* [PROBLEM DETAILS]:
Using the listing below, report all lines holding the word "component".

Records with drawing code:
---

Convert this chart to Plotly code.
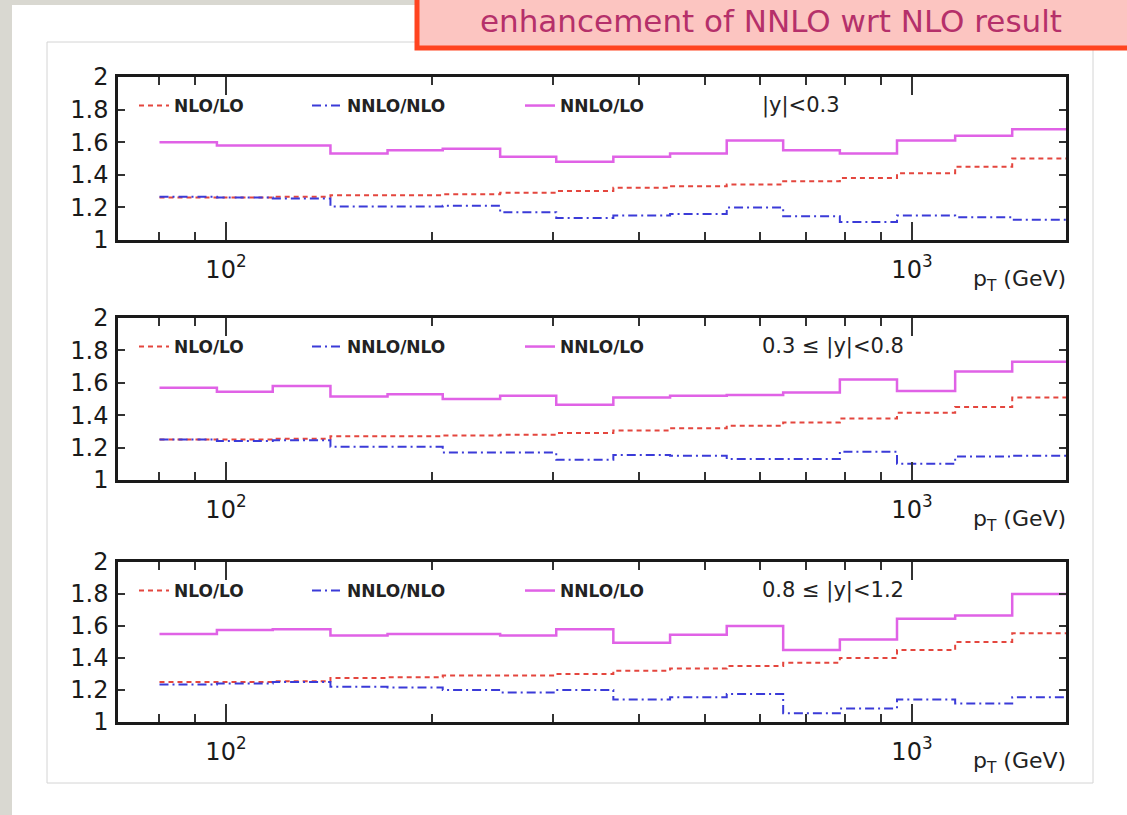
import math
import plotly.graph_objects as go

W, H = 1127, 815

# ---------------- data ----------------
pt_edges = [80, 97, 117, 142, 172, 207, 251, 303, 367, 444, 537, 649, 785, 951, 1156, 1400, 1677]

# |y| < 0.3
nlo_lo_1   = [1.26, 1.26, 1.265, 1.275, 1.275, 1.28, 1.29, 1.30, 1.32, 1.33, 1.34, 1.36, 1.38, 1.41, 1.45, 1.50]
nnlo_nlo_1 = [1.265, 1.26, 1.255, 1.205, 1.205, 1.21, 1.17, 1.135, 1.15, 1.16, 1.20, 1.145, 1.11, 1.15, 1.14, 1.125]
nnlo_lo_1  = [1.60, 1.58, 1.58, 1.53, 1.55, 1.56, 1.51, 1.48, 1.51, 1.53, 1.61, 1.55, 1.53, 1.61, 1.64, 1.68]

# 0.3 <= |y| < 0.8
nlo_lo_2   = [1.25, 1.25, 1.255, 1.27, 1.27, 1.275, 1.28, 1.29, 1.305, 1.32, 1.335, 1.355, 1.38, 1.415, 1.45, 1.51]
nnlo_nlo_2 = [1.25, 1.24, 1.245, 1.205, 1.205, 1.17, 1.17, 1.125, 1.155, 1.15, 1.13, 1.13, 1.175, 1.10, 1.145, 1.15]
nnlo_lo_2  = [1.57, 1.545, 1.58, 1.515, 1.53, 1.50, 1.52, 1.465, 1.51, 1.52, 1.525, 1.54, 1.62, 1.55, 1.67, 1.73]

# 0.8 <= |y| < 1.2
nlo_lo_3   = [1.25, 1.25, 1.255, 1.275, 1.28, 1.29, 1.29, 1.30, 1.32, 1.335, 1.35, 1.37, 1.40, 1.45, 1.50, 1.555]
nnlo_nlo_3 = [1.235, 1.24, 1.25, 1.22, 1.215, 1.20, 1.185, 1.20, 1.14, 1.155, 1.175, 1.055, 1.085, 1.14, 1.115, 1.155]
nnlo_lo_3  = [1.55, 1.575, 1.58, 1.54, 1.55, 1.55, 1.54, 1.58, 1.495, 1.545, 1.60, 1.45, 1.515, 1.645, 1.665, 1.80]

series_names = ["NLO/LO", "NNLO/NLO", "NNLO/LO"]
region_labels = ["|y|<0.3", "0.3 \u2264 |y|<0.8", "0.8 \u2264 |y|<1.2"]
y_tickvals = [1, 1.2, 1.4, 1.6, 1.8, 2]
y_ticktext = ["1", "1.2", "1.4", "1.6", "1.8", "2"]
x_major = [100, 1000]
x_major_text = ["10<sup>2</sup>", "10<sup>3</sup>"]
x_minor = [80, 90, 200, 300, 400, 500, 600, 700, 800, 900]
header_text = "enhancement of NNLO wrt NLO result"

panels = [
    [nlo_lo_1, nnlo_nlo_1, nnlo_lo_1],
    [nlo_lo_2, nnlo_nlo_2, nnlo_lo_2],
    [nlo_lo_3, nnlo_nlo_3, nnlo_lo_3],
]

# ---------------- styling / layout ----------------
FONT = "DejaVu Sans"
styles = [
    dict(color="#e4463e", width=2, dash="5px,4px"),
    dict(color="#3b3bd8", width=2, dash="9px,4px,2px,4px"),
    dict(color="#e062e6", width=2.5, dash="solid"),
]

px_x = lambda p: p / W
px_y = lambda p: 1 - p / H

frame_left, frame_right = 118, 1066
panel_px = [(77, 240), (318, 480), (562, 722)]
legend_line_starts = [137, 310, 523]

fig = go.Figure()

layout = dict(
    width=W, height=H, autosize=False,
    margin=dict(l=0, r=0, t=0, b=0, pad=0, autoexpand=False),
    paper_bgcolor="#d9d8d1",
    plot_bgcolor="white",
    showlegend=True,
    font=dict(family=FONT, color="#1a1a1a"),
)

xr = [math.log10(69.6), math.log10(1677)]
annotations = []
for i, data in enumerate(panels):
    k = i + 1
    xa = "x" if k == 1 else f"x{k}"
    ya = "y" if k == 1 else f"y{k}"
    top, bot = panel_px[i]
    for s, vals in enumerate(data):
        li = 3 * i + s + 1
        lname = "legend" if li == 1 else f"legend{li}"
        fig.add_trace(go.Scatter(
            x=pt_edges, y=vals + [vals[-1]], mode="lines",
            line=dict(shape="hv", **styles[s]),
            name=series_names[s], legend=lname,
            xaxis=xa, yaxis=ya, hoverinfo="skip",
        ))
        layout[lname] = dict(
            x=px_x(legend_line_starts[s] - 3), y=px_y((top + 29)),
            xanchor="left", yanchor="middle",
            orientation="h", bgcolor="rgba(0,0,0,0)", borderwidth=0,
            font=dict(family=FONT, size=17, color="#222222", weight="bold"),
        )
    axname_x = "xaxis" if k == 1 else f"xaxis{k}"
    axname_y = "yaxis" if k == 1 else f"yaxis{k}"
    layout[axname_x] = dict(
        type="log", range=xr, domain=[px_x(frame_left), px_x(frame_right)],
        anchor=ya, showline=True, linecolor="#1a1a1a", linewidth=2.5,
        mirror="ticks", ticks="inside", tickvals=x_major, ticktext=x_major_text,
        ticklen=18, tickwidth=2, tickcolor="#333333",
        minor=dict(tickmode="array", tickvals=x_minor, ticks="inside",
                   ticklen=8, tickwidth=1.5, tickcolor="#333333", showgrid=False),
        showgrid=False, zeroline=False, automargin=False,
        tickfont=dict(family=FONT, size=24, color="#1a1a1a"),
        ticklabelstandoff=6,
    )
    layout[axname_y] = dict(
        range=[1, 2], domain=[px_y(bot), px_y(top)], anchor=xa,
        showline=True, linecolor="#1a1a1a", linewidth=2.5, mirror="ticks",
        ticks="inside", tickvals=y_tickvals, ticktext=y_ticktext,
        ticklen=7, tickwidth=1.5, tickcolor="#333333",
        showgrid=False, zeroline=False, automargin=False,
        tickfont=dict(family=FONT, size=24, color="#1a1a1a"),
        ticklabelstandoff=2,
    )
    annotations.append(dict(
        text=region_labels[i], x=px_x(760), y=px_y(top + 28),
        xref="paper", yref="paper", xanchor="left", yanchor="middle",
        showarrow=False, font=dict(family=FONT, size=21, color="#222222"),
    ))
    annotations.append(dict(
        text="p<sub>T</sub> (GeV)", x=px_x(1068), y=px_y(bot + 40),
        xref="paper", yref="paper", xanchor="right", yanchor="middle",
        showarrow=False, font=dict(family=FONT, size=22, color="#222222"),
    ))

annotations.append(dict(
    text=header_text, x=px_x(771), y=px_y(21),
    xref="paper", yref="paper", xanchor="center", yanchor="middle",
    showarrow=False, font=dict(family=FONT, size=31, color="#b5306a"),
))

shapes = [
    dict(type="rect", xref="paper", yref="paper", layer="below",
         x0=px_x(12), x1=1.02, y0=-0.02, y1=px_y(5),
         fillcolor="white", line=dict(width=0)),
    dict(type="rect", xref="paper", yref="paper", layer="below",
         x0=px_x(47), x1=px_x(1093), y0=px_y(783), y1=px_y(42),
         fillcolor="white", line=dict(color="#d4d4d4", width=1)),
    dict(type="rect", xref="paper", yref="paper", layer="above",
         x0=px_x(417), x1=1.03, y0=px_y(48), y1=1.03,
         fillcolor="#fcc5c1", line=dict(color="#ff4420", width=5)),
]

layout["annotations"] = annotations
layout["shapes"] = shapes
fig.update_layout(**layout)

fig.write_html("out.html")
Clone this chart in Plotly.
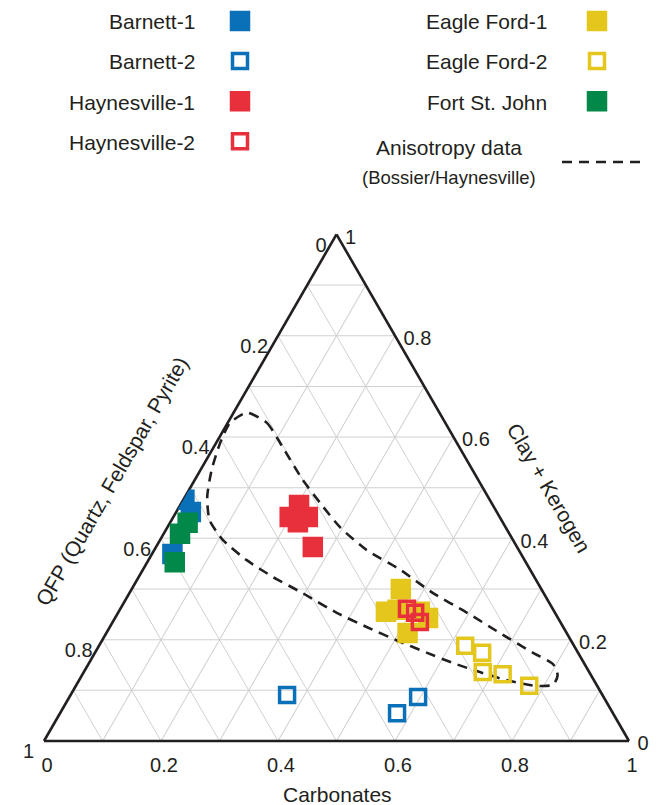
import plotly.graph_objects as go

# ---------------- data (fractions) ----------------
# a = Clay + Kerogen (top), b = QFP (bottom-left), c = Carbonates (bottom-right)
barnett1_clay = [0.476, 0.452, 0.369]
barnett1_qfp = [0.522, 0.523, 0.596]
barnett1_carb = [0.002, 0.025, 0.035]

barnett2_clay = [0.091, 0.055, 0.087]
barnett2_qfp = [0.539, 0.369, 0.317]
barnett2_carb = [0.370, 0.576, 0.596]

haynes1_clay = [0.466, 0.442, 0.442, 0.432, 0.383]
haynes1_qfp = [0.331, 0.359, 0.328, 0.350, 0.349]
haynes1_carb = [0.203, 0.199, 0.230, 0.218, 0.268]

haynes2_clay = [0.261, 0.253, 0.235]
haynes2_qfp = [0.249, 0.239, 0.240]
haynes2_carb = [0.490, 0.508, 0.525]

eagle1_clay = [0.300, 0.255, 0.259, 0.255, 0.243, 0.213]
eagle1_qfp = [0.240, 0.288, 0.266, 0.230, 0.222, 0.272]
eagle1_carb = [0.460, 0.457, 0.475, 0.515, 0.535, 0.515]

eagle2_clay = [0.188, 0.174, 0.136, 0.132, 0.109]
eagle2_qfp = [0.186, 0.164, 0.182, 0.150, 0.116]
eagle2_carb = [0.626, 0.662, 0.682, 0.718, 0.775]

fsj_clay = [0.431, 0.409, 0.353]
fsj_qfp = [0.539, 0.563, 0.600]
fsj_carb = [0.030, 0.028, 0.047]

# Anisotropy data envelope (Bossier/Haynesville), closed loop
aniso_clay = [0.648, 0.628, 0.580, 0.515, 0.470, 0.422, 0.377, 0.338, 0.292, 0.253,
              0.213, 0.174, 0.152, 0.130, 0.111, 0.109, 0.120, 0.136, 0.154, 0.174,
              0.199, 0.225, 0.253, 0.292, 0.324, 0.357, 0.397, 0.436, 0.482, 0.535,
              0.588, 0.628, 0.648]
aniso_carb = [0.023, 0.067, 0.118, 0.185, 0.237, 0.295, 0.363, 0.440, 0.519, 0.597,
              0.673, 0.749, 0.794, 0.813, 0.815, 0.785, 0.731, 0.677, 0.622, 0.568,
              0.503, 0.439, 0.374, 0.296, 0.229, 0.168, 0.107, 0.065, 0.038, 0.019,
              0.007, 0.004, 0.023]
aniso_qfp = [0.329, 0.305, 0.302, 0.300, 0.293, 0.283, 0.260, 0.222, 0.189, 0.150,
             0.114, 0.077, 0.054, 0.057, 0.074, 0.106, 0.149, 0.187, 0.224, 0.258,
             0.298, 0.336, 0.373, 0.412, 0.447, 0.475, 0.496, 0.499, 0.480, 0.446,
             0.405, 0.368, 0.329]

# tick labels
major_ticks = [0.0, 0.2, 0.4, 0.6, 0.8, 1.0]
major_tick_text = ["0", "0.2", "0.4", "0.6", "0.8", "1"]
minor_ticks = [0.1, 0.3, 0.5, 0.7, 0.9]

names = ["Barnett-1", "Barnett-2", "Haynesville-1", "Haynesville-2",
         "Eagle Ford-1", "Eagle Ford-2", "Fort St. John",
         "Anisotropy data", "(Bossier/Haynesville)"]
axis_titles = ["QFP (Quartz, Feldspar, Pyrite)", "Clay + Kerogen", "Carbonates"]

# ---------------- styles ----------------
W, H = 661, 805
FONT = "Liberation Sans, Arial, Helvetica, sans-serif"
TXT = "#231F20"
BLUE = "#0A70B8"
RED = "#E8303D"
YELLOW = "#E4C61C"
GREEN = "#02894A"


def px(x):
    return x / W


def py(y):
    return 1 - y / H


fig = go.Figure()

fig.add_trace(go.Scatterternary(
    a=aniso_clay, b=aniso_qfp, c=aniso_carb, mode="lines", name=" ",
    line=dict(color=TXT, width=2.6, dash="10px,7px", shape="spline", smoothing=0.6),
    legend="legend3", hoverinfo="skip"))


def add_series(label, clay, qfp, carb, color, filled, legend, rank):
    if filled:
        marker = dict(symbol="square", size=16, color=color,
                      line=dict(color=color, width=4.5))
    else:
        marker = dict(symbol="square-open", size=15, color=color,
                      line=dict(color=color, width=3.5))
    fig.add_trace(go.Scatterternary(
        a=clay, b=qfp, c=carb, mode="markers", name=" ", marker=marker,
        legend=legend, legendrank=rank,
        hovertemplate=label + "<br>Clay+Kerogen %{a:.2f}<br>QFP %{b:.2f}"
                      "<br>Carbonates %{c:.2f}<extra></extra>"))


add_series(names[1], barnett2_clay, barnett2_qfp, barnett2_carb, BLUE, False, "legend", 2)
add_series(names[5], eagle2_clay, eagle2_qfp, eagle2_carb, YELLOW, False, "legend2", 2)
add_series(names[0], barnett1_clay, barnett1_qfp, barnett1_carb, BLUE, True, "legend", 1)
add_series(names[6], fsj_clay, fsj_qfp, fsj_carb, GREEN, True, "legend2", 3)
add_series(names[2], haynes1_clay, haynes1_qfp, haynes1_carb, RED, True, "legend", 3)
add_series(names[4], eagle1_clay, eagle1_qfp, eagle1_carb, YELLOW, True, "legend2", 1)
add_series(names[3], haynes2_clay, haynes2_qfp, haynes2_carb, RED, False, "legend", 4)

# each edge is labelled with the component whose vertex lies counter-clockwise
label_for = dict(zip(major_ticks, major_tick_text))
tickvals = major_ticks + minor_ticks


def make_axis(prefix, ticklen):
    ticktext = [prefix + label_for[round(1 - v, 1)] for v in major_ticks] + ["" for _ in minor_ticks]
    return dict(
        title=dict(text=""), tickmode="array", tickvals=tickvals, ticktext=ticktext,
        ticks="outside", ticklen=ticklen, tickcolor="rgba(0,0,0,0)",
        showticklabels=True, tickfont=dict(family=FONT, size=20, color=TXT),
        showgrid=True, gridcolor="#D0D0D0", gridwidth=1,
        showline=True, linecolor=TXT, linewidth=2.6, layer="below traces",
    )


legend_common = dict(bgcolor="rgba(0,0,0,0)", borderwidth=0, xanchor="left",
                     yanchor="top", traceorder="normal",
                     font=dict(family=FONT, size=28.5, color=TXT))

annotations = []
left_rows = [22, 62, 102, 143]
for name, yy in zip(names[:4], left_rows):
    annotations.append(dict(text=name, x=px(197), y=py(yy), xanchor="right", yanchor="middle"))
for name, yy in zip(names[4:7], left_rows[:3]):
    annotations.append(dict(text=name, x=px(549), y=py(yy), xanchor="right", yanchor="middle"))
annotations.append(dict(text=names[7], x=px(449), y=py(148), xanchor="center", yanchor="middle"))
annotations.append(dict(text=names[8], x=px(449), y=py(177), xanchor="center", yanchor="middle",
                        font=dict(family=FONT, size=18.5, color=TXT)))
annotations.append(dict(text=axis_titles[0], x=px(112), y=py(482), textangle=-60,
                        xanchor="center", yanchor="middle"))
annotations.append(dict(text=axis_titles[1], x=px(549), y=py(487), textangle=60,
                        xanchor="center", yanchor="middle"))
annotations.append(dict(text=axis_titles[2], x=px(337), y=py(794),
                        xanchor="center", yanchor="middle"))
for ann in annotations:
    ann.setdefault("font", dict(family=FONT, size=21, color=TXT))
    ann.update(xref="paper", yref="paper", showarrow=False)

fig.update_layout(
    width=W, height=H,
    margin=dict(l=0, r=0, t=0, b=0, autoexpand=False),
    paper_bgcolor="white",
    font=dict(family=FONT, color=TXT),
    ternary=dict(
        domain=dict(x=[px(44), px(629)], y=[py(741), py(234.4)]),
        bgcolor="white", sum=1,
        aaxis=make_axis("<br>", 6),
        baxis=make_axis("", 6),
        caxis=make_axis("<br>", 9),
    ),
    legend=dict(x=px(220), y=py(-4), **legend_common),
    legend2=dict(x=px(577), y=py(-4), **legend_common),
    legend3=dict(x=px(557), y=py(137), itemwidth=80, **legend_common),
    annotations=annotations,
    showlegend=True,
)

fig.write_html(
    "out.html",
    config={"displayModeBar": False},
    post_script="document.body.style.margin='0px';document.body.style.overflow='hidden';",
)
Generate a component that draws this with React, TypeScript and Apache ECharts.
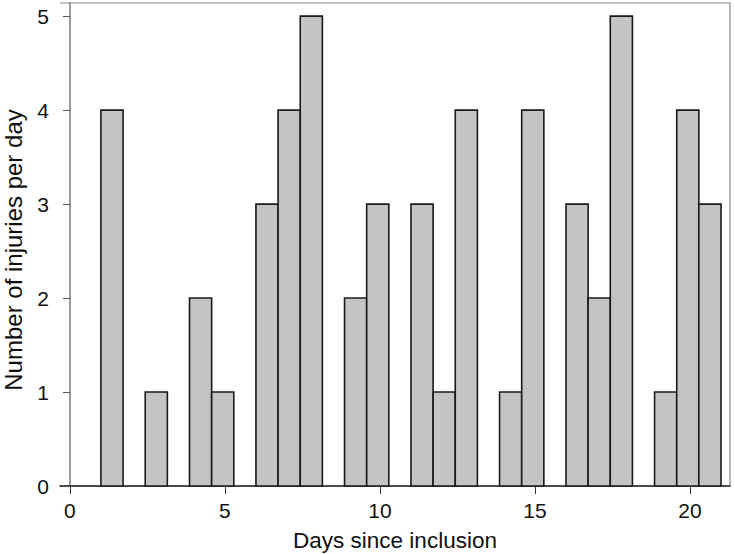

---

* [FINAL RESULT]:
# each edge is labelled with the component whose vertex lies counter-clockwise
Generate a component that draws this with React, TypeScript and Apache ECharts.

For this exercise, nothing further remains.